Friday's historic precious metals collapse extended into Monday, with gold down another 5-8% to ~$4,500 and silver erasing year-to-date gains. CTOs should watch copper's breakdown—it signals pressure on semiconductor and EV hardware costs amid China demand concerns before Lunar New Year.

Metals crash hits tech supply chains as gold drops 9%, silver 27% in record sell-off

The precious metals sell-off that started Friday intensified Monday, with gold falling another 5-8% to around $4,500 after Friday's 9% drop—the steepest single-day decline since 1983. Silver, down 27% Friday in its largest daily plunge on record, fell another 7%, wiping out all 2026 gains.

For enterprise tech leaders, the volatility matters beyond portfolio balance sheets.

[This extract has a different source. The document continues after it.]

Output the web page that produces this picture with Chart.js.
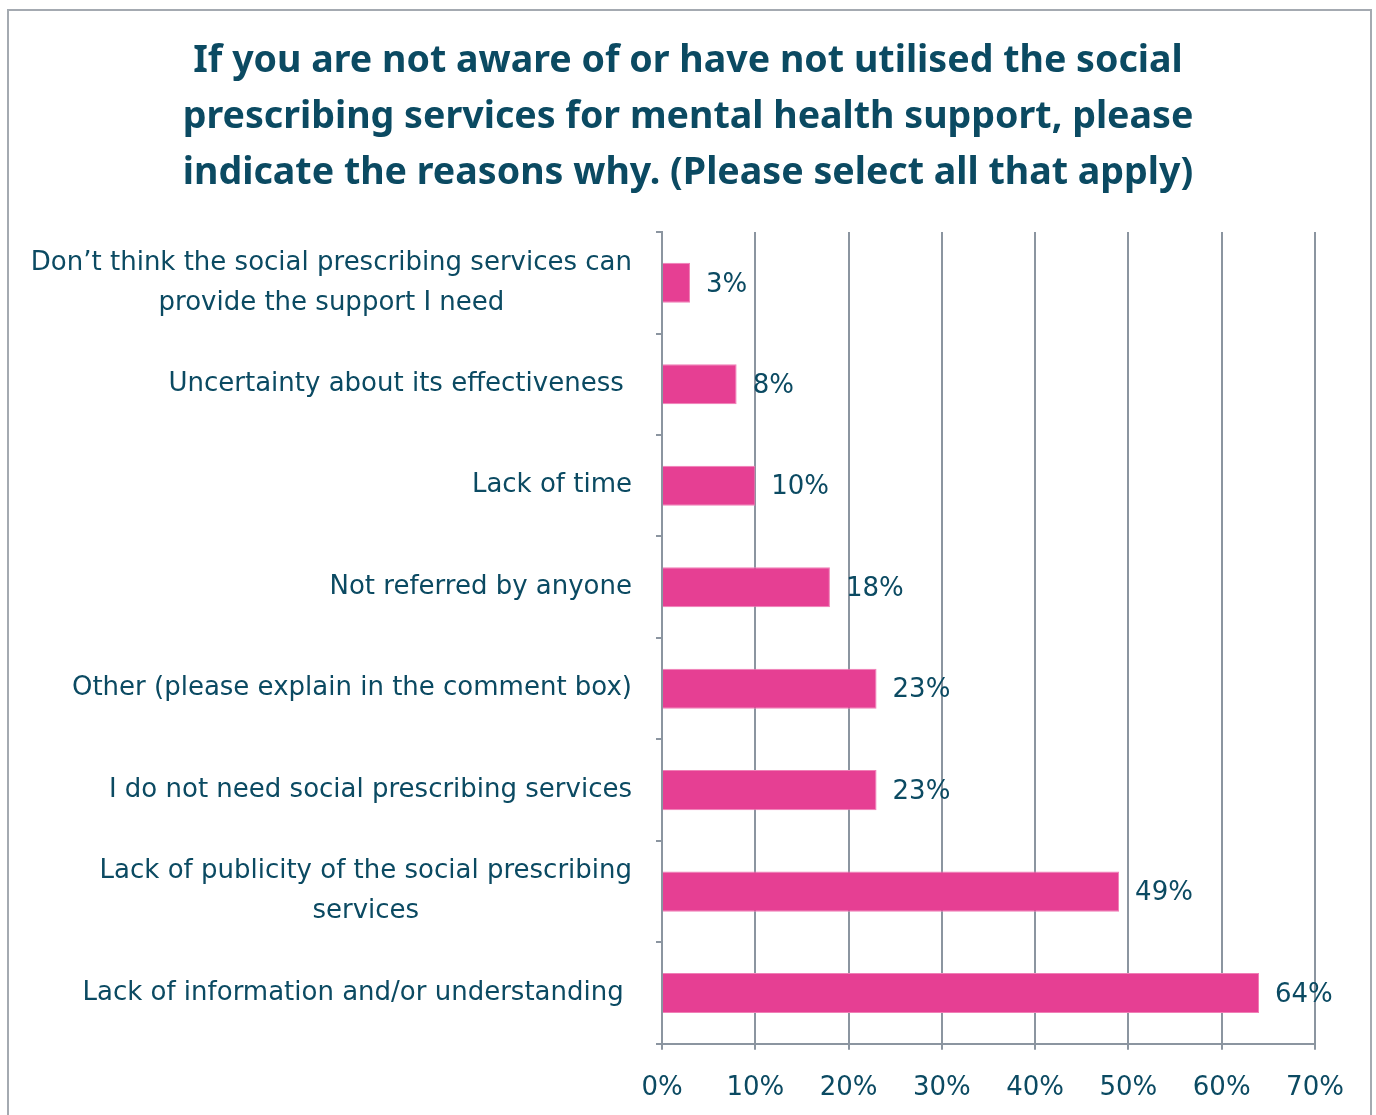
<!DOCTYPE html>
<html>
<head>
<meta charset="utf-8">
<script src="https://cdn.jsdelivr.net/npm/chart.js@4.4.0/dist/chart.umd.min.js"></script>
<style>
  html, body { margin: 0; padding: 0; background: #fff; }
  #wrap { position: relative; width: 1376px; height: 1115px; overflow: hidden; }
  #frame { position: absolute; left: 7px; top: 9px; width: 1361px; height: 1200px; border: 2px solid #a4aab1; }
  #chart { position: absolute; left: 0; top: 0; }
</style>
</head>
<body>
<div id="wrap">
  <div id="frame"></div>
  <canvas id="chart" width="1376" height="1141"></canvas>
</div>
<script>
// Survey answers, top to bottom
var reasons = [
    ['Don\u2019t think the social prescribing services can', 'provide the support I need'],
    ['Uncertainty about its effectiveness '],
    ['Lack of time'],
    ['Not referred by anyone'],
    ['Other (please explain in the comment box)'],
    ['I do not need social prescribing services'],
    ['Lack of publicity of the social prescribing', 'services'],
    ['Lack of information and/or understanding ']
];
var percentages = [3, 8, 10, 18, 23, 23, 49, 64];
var axisTicks = [0, 10, 20, 30, 40, 50, 60, 70];

var textColor = '#0b4a62';
var gridColor = '#8b95a0';
var barColor = '#e63f93';
var labelFont = '"DejaVu Sans", sans-serif';
var labelSize = 26;

// Category labels: each label right-aligned as a block, lines centred inside it
var categoryLabels = {
    id: 'categoryLabels',
    afterDraw: function(chart) {
        var ctx = chart.ctx;
        var yScale = chart.scales.y;
        var right = chart.chartArea.left - 30;
        ctx.save();
        ctx.font = labelSize + 'px ' + labelFont;
        ctx.fillStyle = textColor;
        ctx.textAlign = 'center';
        ctx.textBaseline = 'middle';
        reasons.forEach(function(lines, i) {
            var w = Math.max.apply(null, lines.map(function(l) { return ctx.measureText(l).width; }));
            var cy = yScale.getPixelForValue(i);
            var top = cy - (lines.length - 1) * 20;
            lines.forEach(function(l, j) {
                ctx.fillText(l, right - w / 2, top + j * 40);
            });
        });
        ctx.restore();
    }
};

// Percent labels just past the end of each bar
var valueLabels = {
    id: 'valueLabels',
    afterDatasetsDraw: function(chart) {
        var ctx = chart.ctx;
        var meta = chart.getDatasetMeta(0);
        ctx.save();
        ctx.font = labelSize + 'px ' + labelFont;
        ctx.fillStyle = textColor;
        ctx.textAlign = 'left';
        ctx.textBaseline = 'middle';
        meta.data.forEach(function(bar, i) {
            ctx.fillText(percentages[i] + '%', bar.x + 16, bar.y + 2);
        });
        ctx.restore();
    }
};

var ctx = document.getElementById('chart').getContext('2d');
new Chart(ctx, {
    type: 'bar',
    data: {
        labels: reasons.map(function(r) { return r.join(' '); }),
        datasets: [{
            data: percentages,
            backgroundColor: barColor,
            borderColor: '#f07fb6',
            borderWidth: 1,
            barPercentage: 0.395,
            categoryPercentage: 1
        }]
    },
    options: {
        indexAxis: 'y',
        responsive: false,
        animation: false,
        layout: { padding: { top: 23, right: 61, bottom: 14, left: 61 } },
        plugins: {
            legend: { display: false },
            tooltip: { enabled: false },
            title: {
                display: true,
                text: [
                    'If you are not aware of or have not utilised the social',
                    'prescribing services for mental health support, please',
                    'indicate the reasons why. (Please select all that apply)'
                ],
                color: textColor,
                font: { family: '"Noto Sans", sans-serif', size: 37.6, weight: 'bold', lineHeight: 1.49 },
                padding: { top: 10, bottom: 31 }
            }
        },
        scales: {
            x: {
                min: 0,
                max: 70,
                afterBuildTicks: function(scale) {
                    scale.ticks = axisTicks.map(function(v) { return { value: v }; });
                },
                ticks: {
                    color: textColor,
                    font: { family: labelFont, size: labelSize },
                    padding: 23,
                    callback: function(v) { return v + '%'; }
                },
                grid: { color: gridColor, lineWidth: 2, tickLength: 6 },
                border: { color: gridColor, width: 2 }
            },
            y: {
                ticks: { display: false },
                grid: { drawOnChartArea: false, color: gridColor, lineWidth: 2, tickLength: 6 },
                border: { color: gridColor, width: 2 },
                afterFit: function(scale) { scale.width = 601; }
            }
        }
    },
    plugins: [categoryLabels, valueLabels]
});
</script>
</body>
</html>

Copper broke key technical levels as industrial metals slumped on China demand concerns ahead of Lunar New Year (Feb 15). That's relevant for semiconductor manufacturing and EV supply chains, where copper is essential infrastructure.

The broader context: CME margin hikes accelerated the unwind, triggering a rotation from commodities into banks and financials. Tech stocks dipped after Nvidia CEO Jensen Huang clarified he hasn't committed a firm $100 billion to OpenAI—a comment that rippled through AI supply chain stocks including ASML.

Mining stocks took the immediate hit: Endeavour Mining down 12%, Atalaya Mining off 21%. Oil slid 5% to $65.79 as US-Iran talks eased geopolitical risk premiums. The Nasdaq and European indices both dropped roughly 1%.

What this means in practice: If copper stays suppressed, server buildouts and data center infrastructure costs could shift. The China slowdown isn't necessarily structural—Lunar New Year always creates noise in industrial demand—but procurement teams should watch if this extends beyond the holiday.

The alternative view: Some analysts see this as a deep correction following October's rally, not a trend reversal. Historic silver levels suggest potential overreaction. FTSE 100 showed resilience, with banks and defense stocks holding up amid the rotation.

Worth noting: Bitcoin fell below $80,000 over the weekend for the first time since April, suggesting broader risk-off sentiment. That pattern—metals down, crypto down, tech under pressure—is the signal. Rate expectations remain elevated, which typically pressures both speculative assets and long-duration tech valuations.

Three things to watch: copper stability, China post-holiday demand data, and whether the tech rotation accelerates if Huang's OpenAI comments reflect broader AI investment caution.